**EXERCISE**. Please transcribe the data below exactly. Leave the pictures out.

====== MATERIAL PROVIDED ======

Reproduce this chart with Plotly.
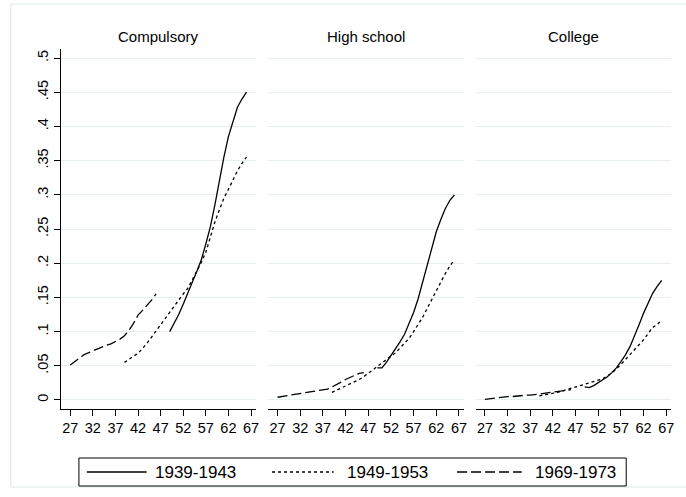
import plotly.graph_objects as go

# Share of people by age, three birth cohorts, split by education level
panels = ["Compulsory", "High school", "College"]
cohorts = ["1939-1943", "1949-1953", "1969-1973"]
dashes = ["solid", "3px,3px", "10px,4px"]

ages_1939 = list(range(49, 67))
ages_1949 = list(range(39, 67))
ages_1969 = list(range(27, 47))

compulsory_1939 = [0.100, 0.112, 0.125, 0.140, 0.155, 0.172, 0.188, 0.205, 0.228,
                   0.253, 0.285, 0.321, 0.355, 0.385, 0.408, 0.428, 0.440, 0.450]
compulsory_1949 = [0.055, 0.060, 0.064, 0.068, 0.075, 0.083, 0.092, 0.101, 0.110,
                   0.119, 0.129, 0.138, 0.146, 0.155, 0.163, 0.175, 0.188, 0.201,
                   0.216, 0.238, 0.260, 0.278, 0.295, 0.308, 0.322, 0.335, 0.346, 0.355]
compulsory_1969 = [0.051, 0.056, 0.061, 0.066, 0.069, 0.072, 0.075, 0.078, 0.080, 0.082,
                   0.085, 0.089, 0.094, 0.102, 0.112, 0.124, 0.131, 0.138, 0.146, 0.155]

highschool_1939 = [0.047, 0.047, 0.055, 0.065, 0.074, 0.085, 0.096, 0.112, 0.128,
                   0.148, 0.172, 0.198, 0.224, 0.246, 0.264, 0.280, 0.292, 0.300]
highschool_1949 = [0.011, 0.014, 0.017, 0.020, 0.023, 0.026, 0.030, 0.034, 0.039,
                   0.043, 0.048, 0.053, 0.058, 0.063, 0.069, 0.076, 0.083, 0.090,
                   0.100, 0.110, 0.121, 0.134, 0.147, 0.160, 0.172, 0.185, 0.196, 0.205]
highschool_1969 = [0.004, 0.005, 0.006, 0.007, 0.008, 0.009, 0.010, 0.011, 0.012, 0.013,
                   0.014, 0.016, 0.019, 0.022, 0.026, 0.030, 0.033, 0.036, 0.039, 0.040]

college_1939 = [0.019, 0.018, 0.021, 0.025, 0.029, 0.034, 0.040, 0.047, 0.056,
                0.066, 0.078, 0.093, 0.110, 0.127, 0.142, 0.156, 0.166, 0.175]
college_1949 = [0.006, 0.007, 0.008, 0.010, 0.011, 0.013, 0.015, 0.017, 0.018,
                0.020, 0.022, 0.024, 0.026, 0.028, 0.031, 0.035, 0.040, 0.045,
                0.052, 0.059, 0.066, 0.073, 0.080, 0.088, 0.097, 0.106, 0.110, 0.117]
college_1969 = [0.001, 0.002, 0.003, 0.003, 0.004, 0.005, 0.005, 0.006, 0.006, 0.007,
                0.007, 0.008, 0.009, 0.010, 0.011, 0.012, 0.013, 0.014, 0.015, 0.015]

x_ticks = [27, 32, 37, 42, 47, 52, 57, 62, 67]
y_ticks = [0, 0.05, 0.1, 0.15, 0.2, 0.25, 0.3, 0.35, 0.4, 0.45, 0.5]
y_tick_labels = ["0", ".05", ".1", ".15", ".2", ".25", ".3", ".35", ".4", ".45", ".5"]

series = [
    [(ages_1939, compulsory_1939), (ages_1949, compulsory_1949), (ages_1969, compulsory_1969)],
    [(ages_1939, highschool_1939), (ages_1949, highschool_1949), (ages_1969, highschool_1969)],
    [(ages_1939, college_1939), (ages_1949, college_1949), (ages_1969, college_1969)],
]

FONT = "Liberation Sans, Arial, sans-serif"
GRID = "#e6eef0"
TICK_SIZE = 14.5

W, H = 686, 497
ML, MR, MT, MB = 61, 12, 49, 88
PW, PH = W - ML - MR, H - MT - MB


def px(x):
    return (x - ML) / PW


def py(y):
    return (H - MB - y) / PH


domains = [[0.0, px(256.7)], [px(269.3), px(465.7)], [px(477.7), 1.0]]

fig = go.Figure()
for p, panel in enumerate(series):
    for c, (ages, vals) in enumerate(panel):
        fig.add_trace(go.Scatter(
            x=ages, y=vals, mode="lines", name=cohorts[c], showlegend=False,
            line=dict(color="black", width=1.3, dash=dashes[c]),
            xaxis="x" if p == 0 else f"x{p + 1}",
            yaxis="y" if p == 0 else f"y{p + 1}",
        ))

layout = dict(
    width=W, height=H,
    margin=dict(l=ML, r=MR, t=MT, b=MB),
    paper_bgcolor="white", plot_bgcolor="white",
    font=dict(family=FONT, color="black", size=13),
    showlegend=False,
)

for p in range(3):
    sx = "" if p == 0 else str(p + 1)
    layout[f"xaxis{sx}"] = dict(
        domain=domains[p], range=[24.95, 68.05], anchor=f"y{sx}",
        tickmode="array", tickvals=x_ticks, ticks="outside", ticklen=6,
        tickcolor="black", showline=True, linecolor="black", linewidth=1,
        showgrid=False, zeroline=False, tickfont=dict(size=TICK_SIZE, family=FONT),
    )
    layout[f"yaxis{sx}"] = dict(
        domain=[0, 1], range=[-0.0132, 0.5132], anchor=f"x{sx}",
        tickmode="array", tickvals=y_ticks, ticktext=y_tick_labels,
        showgrid=True, gridcolor=GRID, gridwidth=1, zeroline=False,
        showline=(p == 0), linecolor="black", linewidth=1,
        ticks="outside" if p == 0 else "", ticklen=6, tickcolor="black",
        showticklabels=(p == 0), tickangle=-90,
        tickfont=dict(size=TICK_SIZE, family=FONT),
    )

fig.update_layout(**layout)

# Panel headings
for p, name in enumerate(panels):
    fig.add_annotation(
        x=(domains[p][0] + domains[p][1]) / 2, y=py(37), xref="paper", yref="paper",
        text=name, showarrow=False, font=dict(size=15, family=FONT),
        xanchor="center", yanchor="middle",
    )

# Outer graph region outline
fig.add_shape(type="rect", xref="paper", yref="paper",
              x0=px(10.5), x1=px(700), y0=py(487), y1=py(4),
              line=dict(color="#dfe8ea", width=1), layer="below")

# Legend box with line samples
fig.add_shape(type="rect", xref="paper", yref="paper",
              x0=px(79), x1=px(629), y0=py(486), y1=py(458),
              line=dict(color="black", width=1), fillcolor="white")
legend_y = py(472)
samples = [(87, 147, 153), (273, 335, 346), (459, 524, 535)]
for c, (a, b, t) in enumerate(samples):
    fig.add_shape(type="line", xref="paper", yref="paper",
                  x0=px(a), x1=px(b), y0=legend_y, y1=legend_y,
                  line=dict(color="black", width=1.3, dash=dashes[c]))
    fig.add_annotation(x=px(t), y=legend_y, xref="paper", yref="paper",
                       text=cohorts[c], showarrow=False, xanchor="left",
                       yanchor="middle", font=dict(size=17, family=FONT))

fig.write_html("out.html")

======

**EXERCISE RESULT**.
Reproduce this chart with Plotly.
import plotly.graph_objects as go

# Share of people by age, three birth cohorts, split by education level
panels = ["Compulsory", "High school", "College"]
cohorts = ["1939-1943", "1949-1953", "1969-1973"]
dashes = ["solid", "3px,3px", "10px,4px"]

ages_1939 = list(range(49, 67))
ages_1949 = list(range(39, 67))
ages_1969 = list(range(27, 47))

compulsory_1939 = [0.100, 0.112, 0.125, 0.140, 0.155, 0.172, 0.188, 0.205, 0.228,
                   0.253, 0.285, 0.321, 0.355, 0.385, 0.408, 0.428, 0.440, 0.450]
compulsory_1949 = [0.055, 0.060, 0.064, 0.068, 0.075, 0.083, 0.092, 0.101, 0.110,
                   0.119, 0.129, 0.138, 0.146, 0.155, 0.163, 0.175, 0.188, 0.201,
                   0.216, 0.238, 0.260, 0.278, 0.295, 0.308, 0.322, 0.335, 0.346, 0.355]
compulsory_1969 = [0.051, 0.056, 0.061, 0.066, 0.069, 0.072, 0.075, 0.078, 0.080, 0.082,
                   0.085, 0.089, 0.094, 0.102, 0.112, 0.124, 0.131, 0.138, 0.146, 0.155]

highschool_1939 = [0.047, 0.047, 0.055, 0.065, 0.074, 0.085, 0.096, 0.112, 0.128,
                   0.148, 0.172, 0.198, 0.224, 0.246, 0.264, 0.280, 0.292, 0.300]
highschool_1949 = [0.011, 0.014, 0.017, 0.020, 0.023, 0.026, 0.030, 0.034, 0.039,
                   0.043, 0.048, 0.053, 0.058, 0.063, 0.069, 0.076, 0.083, 0.090,
                   0.100, 0.110, 0.121, 0.134, 0.147, 0.160, 0.172, 0.185, 0.196, 0.205]
highschool_1969 = [0.004, 0.005, 0.006, 0.007, 0.008, 0.009, 0.010, 0.011, 0.012, 0.013,
                   0.014, 0.016, 0.019, 0.022, 0.026, 0.030, 0.033, 0.036, 0.039, 0.040]

college_1939 = [0.019, 0.018, 0.021, 0.025, 0.029, 0.034, 0.040, 0.047, 0.056,
                0.066, 0.078, 0.093, 0.110, 0.127, 0.142, 0.156, 0.166, 0.175]
college_1949 = [0.006, 0.007, 0.008, 0.010, 0.011, 0.013, 0.015, 0.017, 0.018,
                0.020, 0.022, 0.024, 0.026, 0.028, 0.031, 0.035, 0.040, 0.045,
                0.052, 0.059, 0.066, 0.073, 0.080, 0.088, 0.097, 0.106, 0.110, 0.117]
college_1969 = [0.001, 0.002, 0.003, 0.003, 0.004, 0.005, 0.005, 0.006, 0.006, 0.007,
                0.007, 0.008, 0.009, 0.010, 0.011, 0.012, 0.013, 0.014, 0.015, 0.015]

x_ticks = [27, 32, 37, 42, 47, 52, 57, 62, 67]
y_ticks = [0, 0.05, 0.1, 0.15, 0.2, 0.25, 0.3, 0.35, 0.4, 0.45, 0.5]
y_tick_labels = ["0", ".05", ".1", ".15", ".2", ".25", ".3", ".35", ".4", ".45", ".5"]

series = [
    [(ages_1939, compulsory_1939), (ages_1949, compulsory_1949), (ages_1969, compulsory_1969)],
    [(ages_1939, highschool_1939), (ages_1949, highschool_1949), (ages_1969, highschool_1969)],
    [(ages_1939, college_1939), (ages_1949, college_1949), (ages_1969, college_1969)],
]

FONT = "Liberation Sans, Arial, sans-serif"
GRID = "#e6eef0"
TICK_SIZE = 14.5

W, H = 686, 497
ML, MR, MT, MB = 61, 12, 49, 88
PW, PH = W - ML - MR, H - MT - MB


def px(x):
    return (x - ML) / PW


def py(y):
    return (H - MB - y) / PH


domains = [[0.0, px(256.7)], [px(269.3), px(465.7)], [px(477.7), 1.0]]

fig = go.Figure()
for p, panel in enumerate(series):
    for c, (ages, vals) in enumerate(panel):
        fig.add_trace(go.Scatter(
            x=ages, y=vals, mode="lines", name=cohorts[c], showlegend=False,
            line=dict(color="black", width=1.3, dash=dashes[c]),
            xaxis="x" if p == 0 else f"x{p + 1}",
            yaxis="y" if p == 0 else f"y{p + 1}",
        ))

layout = dict(
    width=W, height=H,
    margin=dict(l=ML, r=MR, t=MT, b=MB),
    paper_bgcolor="white", plot_bgcolor="white",
    font=dict(family=FONT, color="black", size=13),
    showlegend=False,
)

for p in range(3):
    sx = "" if p == 0 else str(p + 1)
    layout[f"xaxis{sx}"] = dict(
        domain=domains[p], range=[24.95, 68.05], anchor=f"y{sx}",
        tickmode="array", tickvals=x_ticks, ticks="outside", ticklen=6,
        tickcolor="black", showline=True, linecolor="black", linewidth=1,
        showgrid=False, zeroline=False, tickfont=dict(size=TICK_SIZE, family=FONT),
    )
    layout[f"yaxis{sx}"] = dict(
        domain=[0, 1], range=[-0.0132, 0.5132], anchor=f"x{sx}",
        tickmode="array", tickvals=y_ticks, ticktext=y_tick_labels,
        showgrid=True, gridcolor=GRID, gridwidth=1, zeroline=False,
        showline=(p == 0), linecolor="black", linewidth=1,
        ticks="outside" if p == 0 else "", ticklen=6, tickcolor="black",
        showticklabels=(p == 0), tickangle=-90,
        tickfont=dict(size=TICK_SIZE, family=FONT),
    )

fig.update_layout(**layout)

# Panel headings
for p, name in enumerate(panels):
    fig.add_annotation(
        x=(domains[p][0] + domains[p][1]) / 2, y=py(37), xref="paper", yref="paper",
        text=name, showarrow=False, font=dict(size=15, family=FONT),
        xanchor="center", yanchor="middle",
    )

# Outer graph region outline
fig.add_shape(type="rect", xref="paper", yref="paper",
              x0=px(10.5), x1=px(700), y0=py(487), y1=py(4),
              line=dict(color="#dfe8ea", width=1), layer="below")

# Legend box with line samples
fig.add_shape(type="rect", xref="paper", yref="paper",
              x0=px(79), x1=px(629), y0=py(486), y1=py(458),
              line=dict(color="black", width=1), fillcolor="white")
legend_y = py(472)
samples = [(87, 147, 153), (273, 335, 346), (459, 524, 535)]
for c, (a, b, t) in enumerate(samples):
    fig.add_shape(type="line", xref="paper", yref="paper",
                  x0=px(a), x1=px(b), y0=legend_y, y1=legend_y,
                  line=dict(color="black", width=1.3, dash=dashes[c]))
    fig.add_annotation(x=px(t), y=legend_y, xref="paper", yref="paper",
                       text=cohorts[c], showarrow=False, xanchor="left",
                       yanchor="middle", font=dict(size=17, family=FONT))

fig.write_html("out.html")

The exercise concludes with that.